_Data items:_
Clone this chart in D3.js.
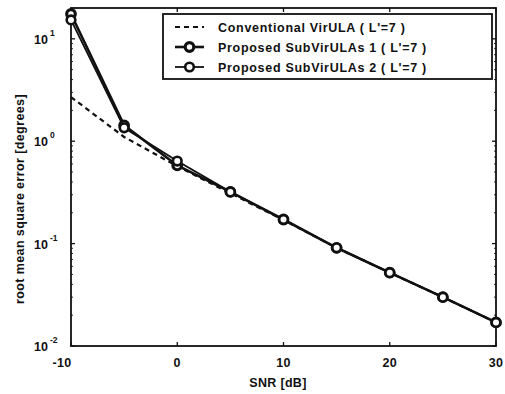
<!DOCTYPE html>
<html>
<head>
<meta charset="utf-8">
<script src="https://cdn.jsdelivr.net/npm/d3@7"></script>
<style>
  html, body { margin: 0; padding: 0; background: #fff; }
  svg text { font-family: "Liberation Sans", Arial, sans-serif; font-weight: bold; fill: #111; }
</style>
</head>
<body>
<svg id="chart" width="505" height="394"></svg>
<script>
// ---- data ----
const snr = [-10, -5, 0, 5, 10, 15, 20, 25, 30];
const conventional = [2.7, 1.1, 0.57, 0.31, 0.17, 0.091, 0.052, 0.030, 0.017];
const proposed1 = [17.5, 1.43, 0.58, 0.32, 0.172, 0.091, 0.052, 0.030, 0.017];
const proposed2 = [15.3, 1.35, 0.64, 0.32, 0.172, 0.091, 0.052, 0.030, 0.017];
const xTicks = [-10, 0, 10, 20, 30];
const yTicks = [0.01, 0.1, 1, 10];
const yTickExp = ["-2", "-1", "0", "1"];
const seriesNames = ["Conventional VirULA ( L'=7 )", "Proposed SubVirULAs 1 ( L'=7 )", "Proposed SubVirULAs 2 ( L'=7 )"];
const xLabel = "SNR [dB]";
const yLabel = "root mean square error [degrees]";

// ---- layout ----
const L = 71, R = 496, T = 8, B = 346;
const svg = d3.select("#chart");
svg.append("rect").attr("width", 505).attr("height", 394).attr("fill", "#fff");

const x = d3.scaleLinear().domain([-10, 30]).range([L, R]);
const y = d3.scaleLog().domain([0.01, 20]).range([B, T]);

// frame
svg.append("rect").attr("x", L).attr("y", T).attr("width", R - L).attr("height", B - T)
  .attr("fill", "none").attr("stroke", "#111").attr("stroke-width", 1.8);

// ticks (inward, mirrored)
const tk = svg.append("g").attr("stroke", "#111").attr("stroke-width", 1.3);
xTicks.forEach(v => {
  tk.append("line").attr("x1", x(v)).attr("x2", x(v)).attr("y1", B).attr("y2", B - 4);
  tk.append("line").attr("x1", x(v)).attr("x2", x(v)).attr("y1", T).attr("y2", T + 4);
});
yTicks.forEach(v => {
  tk.append("line").attr("x1", L).attr("x2", L + 4).attr("y1", y(v)).attr("y2", y(v));
  tk.append("line").attr("x1", R).attr("x2", R - 4).attr("y1", y(v)).attr("y2", y(v));
});
// minor log ticks
const minor = [];
[0.01, 0.1, 1, 10].forEach(d => { for (let k = 2; k <= 9; k++) { const v = d * k; if (v <= 20) minor.push(v); } });
minor.forEach(v => {
  tk.append("line").attr("x1", L).attr("x2", L + 2).attr("y1", y(v)).attr("y2", y(v)).attr("stroke-width", 0.9);
  tk.append("line").attr("x1", R).attr("x2", R - 2).attr("y1", y(v)).attr("y2", y(v)).attr("stroke-width", 0.9);
});

// tick labels
xTicks.forEach(v => {
  svg.append("text").attr("x", v === -10 ? x(v) - 9 : x(v)).attr("y", 367).attr("text-anchor", "middle")
    .attr("font-size", 12.5).attr("letter-spacing", 0.3).text(v);
});
yTicks.forEach((v, i) => {
  svg.append("text").attr("x", 48).attr("y", y(v) + 5).attr("text-anchor", "end")
    .attr("font-size", 12.5).text("10");
  svg.append("text").attr("x", 50).attr("y", y(v) - 3).attr("font-size", 8.5).text(yTickExp[i]);
});

// axis labels
svg.append("text").attr("x", 278).attr("y", 387).attr("text-anchor", "middle").attr("font-size", 12.5)
  .attr("letter-spacing", 0.3).text(xLabel);
svg.append("text").attr("transform", "translate(24,199) rotate(-90)").attr("text-anchor", "middle")
  .attr("font-size", 12.5).attr("letter-spacing", 0.4).text(yLabel);

// series
const line = d3.line().x((d, i) => x(snr[i])).y(d => y(d));
svg.append("path").datum(conventional).attr("d", line).attr("fill", "none")
  .attr("stroke", "#111").attr("stroke-width", 2.2).attr("stroke-dasharray", "5,4");
svg.append("path").datum(proposed2).attr("d", line).attr("fill", "none")
  .attr("stroke", "#111").attr("stroke-width", 1.8);
svg.append("path").datum(proposed1).attr("d", line).attr("fill", "none")
  .attr("stroke", "#111").attr("stroke-width", 2.6);
[proposed1, proposed2].forEach((s, j) => {
  svg.append("g").selectAll("circle").data(s).join("circle")
    .attr("cx", (d, i) => x(snr[i])).attr("cy", d => y(d)).attr("r", 4.3)
    .attr("fill", "#fff").attr("stroke", "#111").attr("stroke-width", j === 0 ? 3.2 : 2.6);
});

// legend
const lg = svg.append("g");
lg.append("rect").attr("x", 163).attr("y", 14).attr("width", 329).attr("height", 65)
  .attr("fill", "#fff").attr("stroke", "#111").attr("stroke-width", 1.8);
const rows = [27, 47, 67];
rows.forEach((ry, i) => {
  const ln = lg.append("line").attr("x1", 175).attr("x2", 204).attr("y1", ry).attr("y2", ry)
    .attr("stroke", "#111").attr("stroke-width", i === 0 ? 2.2 : (i === 1 ? 2.6 : 1.8));
  if (i === 0) ln.attr("stroke-dasharray", "5,4");
  else lg.append("circle").attr("cx", 189.5).attr("cy", ry).attr("r", 4.3).attr("fill", "#fff")
    .attr("stroke", "#111").attr("stroke-width", i === 1 ? 3.2 : 2.6);
  lg.append("text").attr("x", 218).attr("y", ry + 4.5).attr("font-size", 12.5)
    .attr("letter-spacing", 0.7).text(seriesNames[i]);
});
</script>
</body>
</html>
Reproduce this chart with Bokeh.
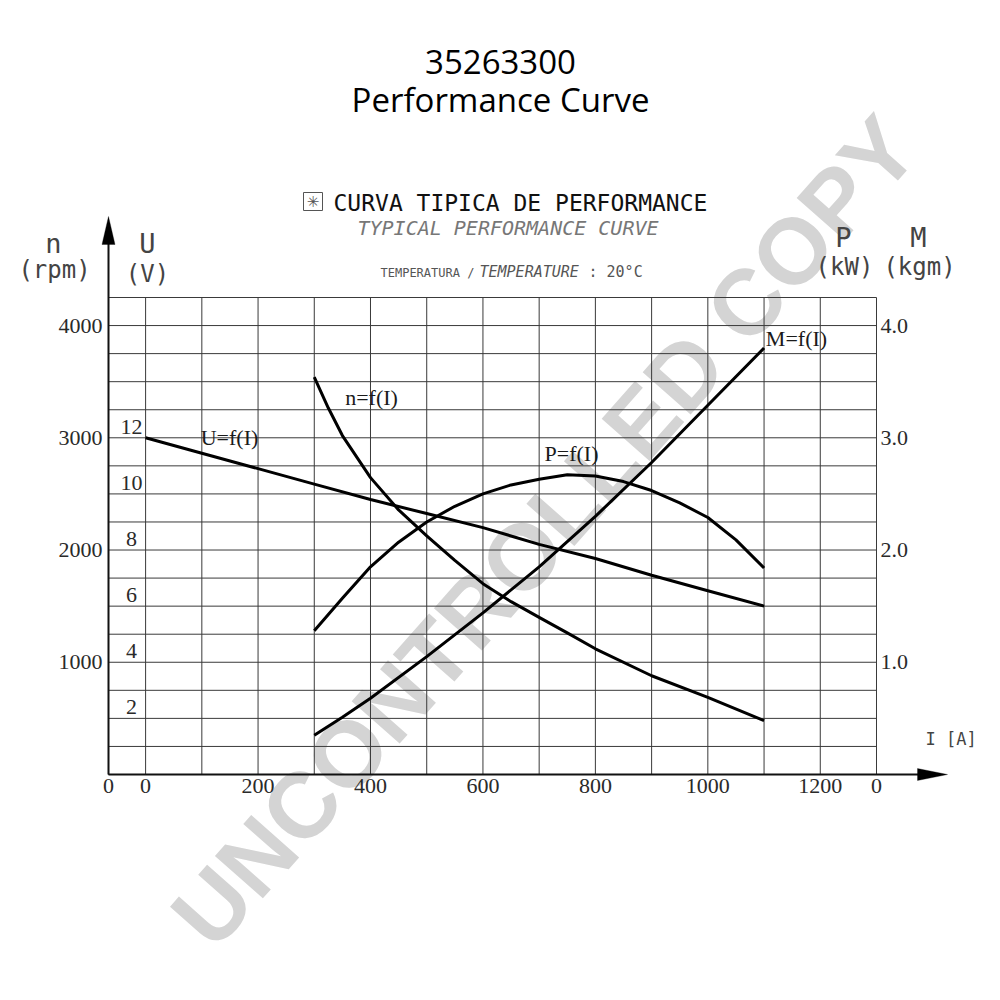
from bokeh.plotting import figure
from bokeh.models import (Range1d, LinearAxis, FixedTicker, Label, Grid,
                          PolyAnnotation, BoxAnnotation, PrintfTickFormatter)
from bokeh.core.properties import value
from bokeh.embed import file_html
from bokeh.resources import INLINE

# ---------------- data ----------------
I_U = [0, 100, 200, 300, 400, 500, 600, 700, 800, 900, 1000, 1100]
U_V = [12.0, 11.45, 10.9, 10.35, 9.8, 9.3, 8.8, 8.2, 7.7, 7.1, 6.55, 6.0]

I_N = [300, 325, 350, 400, 450, 500, 550, 600, 650, 700, 750, 800, 900, 1000, 1100]
N_RPM = [3540, 3265, 3020, 2645, 2357, 2127, 1907, 1700, 1540, 1400, 1262, 1120, 880, 688, 480]

I_P = [300, 350, 400, 450, 500, 550, 600, 650, 700, 750, 800, 850, 900, 950, 1000, 1050, 1100]
P_KW = [1.28, 1.57, 1.85, 2.07, 2.25, 2.39, 2.50, 2.58, 2.63, 2.67, 2.66, 2.61, 2.53, 2.42, 2.29, 2.09, 1.84]

I_M = [300, 350, 400, 500, 600, 700, 800, 900, 1000, 1100]
M_KGM = [0.35, 0.51, 0.68, 1.05, 1.44, 1.85, 2.30, 2.78, 3.29, 3.80]

I_TICKS = [0, 200, 400, 600, 800, 1000, 1200]
N_TICKS = [1000, 2000, 3000, 4000]
U_TICKS = [2, 4, 6, 8, 10, 12]
PM_TICKS = [1.0, 2.0, 3.0, 4.0]
I_GRID = [0, 100, 200, 300, 400, 500, 600, 700, 800, 900, 1000, 1100, 1200]
N_GRID = [250, 500, 750, 1000, 1250, 1500, 1750, 2000, 2250, 2500, 2750,
          3000, 3250, 3500, 3750, 4000]

# ---------------- layout ----------------
W = H = 992
X_LO, X_HI = -66, 1300          # chart box in data units (current, A)
Y_HI = 4250                     # chart box top (rpm)
FL, FR, FT, FB = 108, 876, 297, 774  # chart box edges in canvas pixels
KX = (X_HI - X_LO) / (FR - FL)
KY = Y_HI / (FB - FT)


def X(px):
    return X_LO + (px - FL) * KX


def Y(py):
    return (FB - py) * KY


p = figure(width=W, height=H, min_border=0,
           x_range=Range1d(X(0), X(W)), y_range=Range1d(Y(H), Y(0)),
           x_axis_location=None, y_axis_location=None,
           output_backend="svg", toolbar_location=None,
           background_fill_color="white", border_fill_color="white")
p.outline_line_color = None
p.center = [r for r in p.center if not isinstance(r, Grid)]
p.extra_y_ranges = {"pm": Range1d(Y(H) / 1000, Y(0) / 1000),
                    "u": Range1d(Y(H) / 250, Y(0) / 250)}

GRID_C = "#3a3a3a"
TICK_C = "#2a2a2a"
serif = "Liberation Serif"
mono = "DejaVu Sans Mono"

# watermark (below everything)
p.add_layout(Label(x=X(544), y=Y(531), text="UNCONTROLLED COPY", angle=48.5,
                   angle_units="deg", text_font="Liberation Sans",
                   text_font_style="bold", text_font_size="93px",
                   text_color="#d4d4d4", text_align="center",
                   text_baseline="middle", level="image"))

# grid
p.segment(x0=I_GRID, y0=[0] * len(I_GRID), x1=I_GRID, y1=[Y_HI] * len(I_GRID),
          line_color=GRID_C, line_width=1)
p.segment(x0=[X_LO] * len(N_GRID), y0=N_GRID, x1=[X_HI] * len(N_GRID), y1=N_GRID,
          line_color=GRID_C, line_width=1)
p.add_layout(BoxAnnotation(left=X_LO, right=X_HI, bottom=0, top=Y_HI,
                           fill_color=None, line_color=GRID_C, line_alpha=1,
                           line_width=1, level="underlay"))


def style_axis(ax, standoff):
    ax.major_tick_line_color = None
    ax.minor_tick_line_color = None
    ax.major_tick_out = 0
    ax.major_tick_in = 0
    ax.minor_tick_out = 0
    ax.major_label_standoff = standoff
    ax.major_label_text_font = serif
    ax.major_label_text_font_size = "22px"
    ax.major_label_text_color = TICK_C


# bottom axis (I)
xa = LinearAxis(fixed_location=0, bounds=(X_LO, X(920)),
                ticker=FixedTicker(ticks=[X_LO] + I_TICKS + [X_HI]),
                major_label_overrides={X_LO: "0", X_HI: "0"})
style_axis(xa, 4)
xa.axis_line_width = 2
xa.axis_line_color = "#111111"
p.add_layout(xa, "below")

# left axis (n)
ya = LinearAxis(fixed_location=X_LO, bounds=(0, Y(238)),
                ticker=FixedTicker(ticks=N_TICKS))
style_axis(ya, 6)
ya.axis_line_width = 2
ya.axis_line_color = "#111111"
p.add_layout(ya, "left")

# right axis (P, M)
ra = LinearAxis(y_range_name="pm", fixed_location=X_HI, bounds=(0, Y_HI / 1000),
                ticker=FixedTicker(ticks=PM_TICKS),
                formatter=PrintfTickFormatter(format="%.1f"))
style_axis(ra, 4)
ra.axis_line_color = None
p.add_layout(ra, "right")

# arrow heads
p.add_layout(PolyAnnotation(xs=[X(101.5), X(114.5), X(108)],
                            ys=[Y(244), Y(244), Y(216)],
                            fill_color="black", fill_alpha=1,
                            line_color="black", line_width=1))
p.add_layout(PolyAnnotation(xs=[X(917), X(917), X(947)],
                            ys=[Y(768), Y(780), Y(774)],
                            fill_color="black", fill_alpha=1,
                            line_color="black", line_width=1))

# U scale labels inside the chart box
p.text(x=[-25] * len(U_TICKS), y=U_TICKS, text=[str(v) for v in U_TICKS],
       y_range_name="u", y_offset=-11, text_font=value(serif),
       text_font_size="22px", text_color=TICK_C, text_align="center",
       text_baseline="middle")

# curves
lw = 3
kw = dict(line_width=lw, line_color="black", line_join="round")
p.line(I_U, U_V, y_range_name="u", **kw)
p.line(I_N, N_RPM, **kw)
p.line(I_P, P_KW, y_range_name="pm", **kw)
p.line(I_M, M_KGM, y_range_name="pm", **kw)


def lab(text, px, py, font=mono, size=24, color="#444444", align="center",
        style="normal", baseline="alphabetic"):
    # py is the visual baseline in canvas pixels; compensate renderer offset
    if baseline == "alphabetic":
        py = py - 0.36 * size
    p.add_layout(Label(x=X(px), y=Y(py), text=text, text_font=font,
                       text_font_size=f"{size}px", text_color=color,
                       text_align=align, text_font_style=style,
                       text_baseline=baseline))


# curve names
for txt, px, py in [("U=f(I)", 229, 437), ("n=f(I)", 371, 397),
                    ("P=f(I)", 571, 453), ("M=f(I)", 796, 338)]:
    lab(txt, px, py, font=serif, size=22, color="#1a1a1a", baseline="middle")

# titles
lab("35263300", 500, 73, font="Open Sans", size=33, color="black")
lab("Performance Curve", 500, 111, font="Open Sans", size=33, color="black")

# header
p.add_layout(BoxAnnotation(left=X(303), right=X(322), top=Y(192), bottom=Y(210),
                           fill_color=None, line_color="#555555", line_alpha=1,
                           line_width=1))
lab("\u2733\ufe0e", 312.5, 201, font="DejaVu Sans", size=15, color="#555555",
    baseline="middle")
lab("CURVA TIPICA DE PERFORMANCE", 333, 211, size=23, color="#111111",
    align="left")
lab("TYPICAL PERFORMANCE CURVE", 357, 235, size=20, color="#777777",
    align="left", style="italic")
lab("TEMPERATURA /", 380, 276.5, size=12, color="#555555", align="left")
lab("TEMPERATURE", 479, 276.5, size=15, color="#555555", align="left",
    style="italic")
lab(": 20\u00b0C", 588, 276.5, size=15, color="#555555", align="left")

# unit labels
lab("n", 53, 253, size=27)
lab("(rpm)", 54, 278, size=24)
lab("U", 147, 253, size=27)
lab("(V)", 147, 282, size=24)
lab("P", 843, 247, size=27)
lab("(kW)", 844, 275, size=24)
lab("M", 918, 247, size=27)
lab("(kgm)", 919, 275, size=24)
lab("I [A]", 925, 745, size=17, align="left")

open("out.html", "w").write(file_html(p, INLINE))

_WHAT IS ASKED:_ Starting at the line that contains "Reproduce this chart with Bokeh." and ending at the line that contains "880, 688, 480]", give the lines again exactly. Do not include the pictures.

_REPLY:_
Reproduce this chart with Bokeh.
from bokeh.plotting import figure
from bokeh.models import (Range1d, LinearAxis, FixedTicker, Label, Grid,
                          PolyAnnotation, BoxAnnotation, PrintfTickFormatter)
from bokeh.core.properties import value
from bokeh.embed import file_html
from bokeh.resources import INLINE

# ---------------- data ----------------
I_U = [0, 100, 200, 300, 400, 500, 600, 700, 800, 900, 1000, 1100]
U_V = [12.0, 11.45, 10.9, 10.35, 9.8, 9.3, 8.8, 8.2, 7.7, 7.1, 6.55, 6.0]

I_N = [300, 325, 350, 400, 450, 500, 550, 600, 650, 700, 750, 800, 900, 1000, 1100]
N_RPM = [3540, 3265, 3020, 2645, 2357, 2127, 1907, 1700, 1540, 1400, 1262, 1120, 880, 688, 480]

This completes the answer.